At the moment, national polls show Herman Cain leading or tied for the lead in the race for the Republican presidential nomination. This, despite the fact that he has never won an election, has never held public office (except on a regional Federal Reserve advisory panel), and has shown prodigious ignorance on some important foreign-policy and domestic issues.
We in the punditocracy have been attributing Cain’s lead to many conservatives’ resistance to frequent frontrunner Mitt Romney. Many have described Cain as the flavor of the month and have predicted his numbers will collapse, as Michele Bachmann’s and Rick Perry’s have.
Reasonable analysis, as far as it goes. But I think Cain’s current lead is evidence of a larger and longer-range trend that is both heartening and disturbing.
I call it the revolt against the experts.
It has been going on for a long time. In the years after World War II, when pollsters first started testing confidence in leaders and institutions, mid-century Americans expressed great confidence and respect for experts and those at the head of large organizations.
This was an unsurprising result, since the leaders of big government, big business, and big labor had produced a glorious victory in World War II and then seemed to produce postwar prosperity when almost everyone expected a return to depression.
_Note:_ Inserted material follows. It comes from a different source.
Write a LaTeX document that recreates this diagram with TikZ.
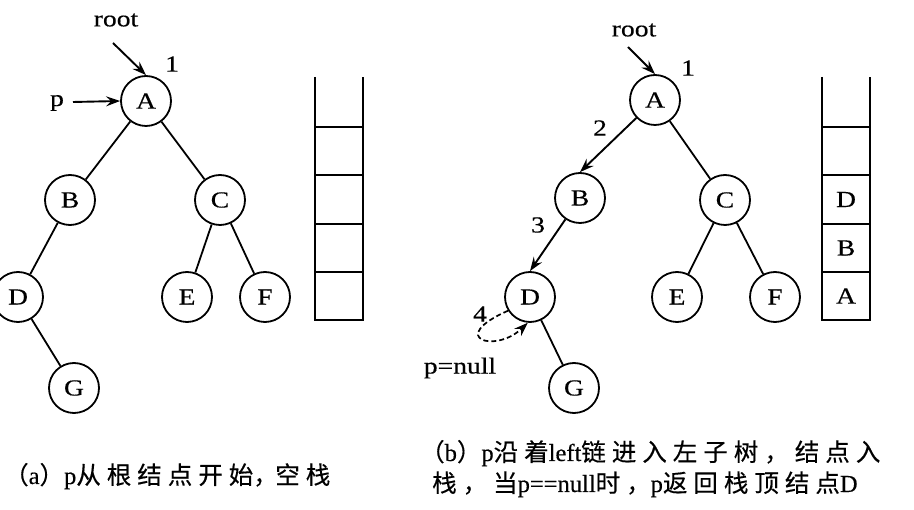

Confidence in leaders and respect for expertise fell in the years that gave us the Vietnam War, Watergate, and stagflation. They’re at a low point now, after years in which experts seemed to fail in Iraq and at home.
Consider Iraq. The generals George W. Bush put in charge seemed superbly fitted for the job. John Abizaid had plentiful experience in the Middle East and was fluent in Arabic. George Casey had extensive experience and great talents.
But they failed to produce a winning strategy. And by the time David Petraeus, an expert on counterinsurgency, did, the media and the public weren’t much interested in Iraq anymore.
Or consider financial regulation. Bush appointed, and Barack Obama retained, Ben Bernanke as chairman of the Federal Reserve. It is generally agreed that Bernanke knows more about the depression of the 1930s than anyone else on earth.
At Treasury, Bush and Obama also installed experts. Henry Paulson had been CEO of Goldman Sachs, the most successful investment bank. Timothy Geithner had headed the Federal Reserve Bank of New York. It’s hard to conceive of any other two other individuals who knew more about finance and Wall Street.
Yet it’s plain in retrospect that they made serious mistakes. They erred either in bailing out Bear Stearns in March 2008 (my view) or in declining to bail out Lehman Brothers in September 2008.
Amid the financial turmoil after Lehman collapsed, it was clear that even these experts didn’t know what to do. They oscillated from one policy to another, making it up as they went along. Not all their decisions were wrong, but the current economic recovery is agonizingly sluggish.
You can certainly argue that Iraq and the financial crisis posed unique and unprecedented challenges. It was probably impossible to get everything right. But the fact is that people we had every reason to regard as the greatest experts failed to get anything close to optimal results.
In that context, it’s easier to see why voters seem to have little respect for expertise.
In the 2008 electoral cycle, Democratic primary voters, caucus-goers, and super-delegates chose a candidate with minimal experience in either foreign or domestic policy and no executive experience at all. But Barack Obama seemed to have other strengths. In the financial crisis, he was no more than a helpful bystander. But he zoomed ahead of John McCain in the polls and was elected.
Now Republicans are zooming from one low-expertise candidate to another. Bachmann has never run anything but a small business. Cain ran a pizza company and lost an election for senator. Perry showed little interest in national issues in his first ten years as governor of Texas.
Romney’s years in private equity and one term as governor of Massachusetts give him an edge in expertise over the present field. But his experience is thin next to contenders in the past.
It’s off-putting to watch what a low value voters put on expertise. But that’s what happens when experts blow it time and again.
— Michael Barone, senior political analyst for the Washington Examiner, is a resident fellow at the American Enterprise Institute. © 2011 the Washington Examiner.